To guarantee that these costs are not applied to the IV invoice, Wartsila created condition exclusions, whereby if the NC incorrectly added them; the condition values would not be copied to the IV (excluded). The IV invoice in most cases uses the pricing procedure ZCA005, (ZCA006 for Japan) and the sales order (in most cases) uses ZCA001.

The condition exclusions are created against the document procedure (IV being assigned to procedure I). The document procedure I was used for both IV and ZF9 billing document types at the time.

Key Challenges

Wartsila Japan raised an issue via the Helpdesk where their Freight and packing charges were not being displayed on the Proforma invoice outputs correctly. These additional costs are manually applied to the invoice via condition types at header level, and divided equally across all existing line items.

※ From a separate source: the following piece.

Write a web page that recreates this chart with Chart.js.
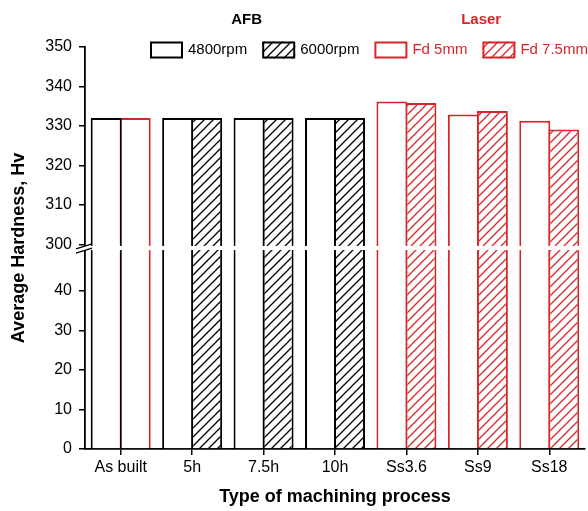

After investigating the issue further, I realised that the existing condition exclusions which had been created for the IV invoice (as explained above) were also triggering the exclusions for the ZF9 (globally). I analysed the current situation and realised that this would not be a simple solution, as the ZF9 is used by all Wartsila Product companies. As the condition exclusions are not created against sales area data, it would be impossible to make the change without affecting all other sales areas in the system.

I contacted the other Product companies, briefly explaining the situation. However, (apart from Japan) they all claimed that the additional costs of freight and packing should still be excluded from the ZF9 billing document. This meant that the solution continued to be sales area specific, where the key elements did not allow the change to be made at such a level.

Solution

After spending further time looking at various options, (mainly changes to outputs) it was clear that the best solution would be standard SAP configuration. A key had to be identified where Japan would have the condition exclusions excluded from their ZF9, without affecting the same billing document for other Product Companies.

I finally decided to create a new pricing procedure (ZCA007 – a copy of ZCA006). I also created a new document procedure (J) and assigned it to the billing document type ZF9. From here, I looked at the pricing procedure determination and extracted all sales areas that were currently assigned to the ZF9.

Using standard SAP, I copied the entries (except for Japan) and created new ones – but with the document procedure J instead. I assigned the same pricing procedure as before to the PC sales area entries and left the original settings in place (as these would be needed for their IV invoice which remained as I).

For Japan, I created a completely new entry in their sales area, assigning document procedure J but now with pricing procedure ZCA007. I then created the new condition exclusions, carefully removing the condition types used for freight and packing. This would result in these values being considered when the ZF9 billing document was created, but still excluded for the IV.

COPA values would not be affected as the proforma does not post to any GL accounts in SAP.

Lessons Learnt

The solution was a great success, and to guarantee positive regression testing, I was lucky enough to have End users from other Product companies across the world (introduced from previous solutions that I provided) willingly volunteer to assist in the UVT. No issues were reported and Japan were very pleased with the solution provided, speed in which it was analysed and the communication they received during the design, build and test phases.

The changes were migrated to the Production system in the dedicated release and no further issues were found. From what initially seemed a rather complex requirement (due to the way in which condition exclusions are non sales area specific) it was very nice to use existing standard SAP solutions. No ABAP programming was required and the build only took around 4 hours to complete (including unit testing in the development client).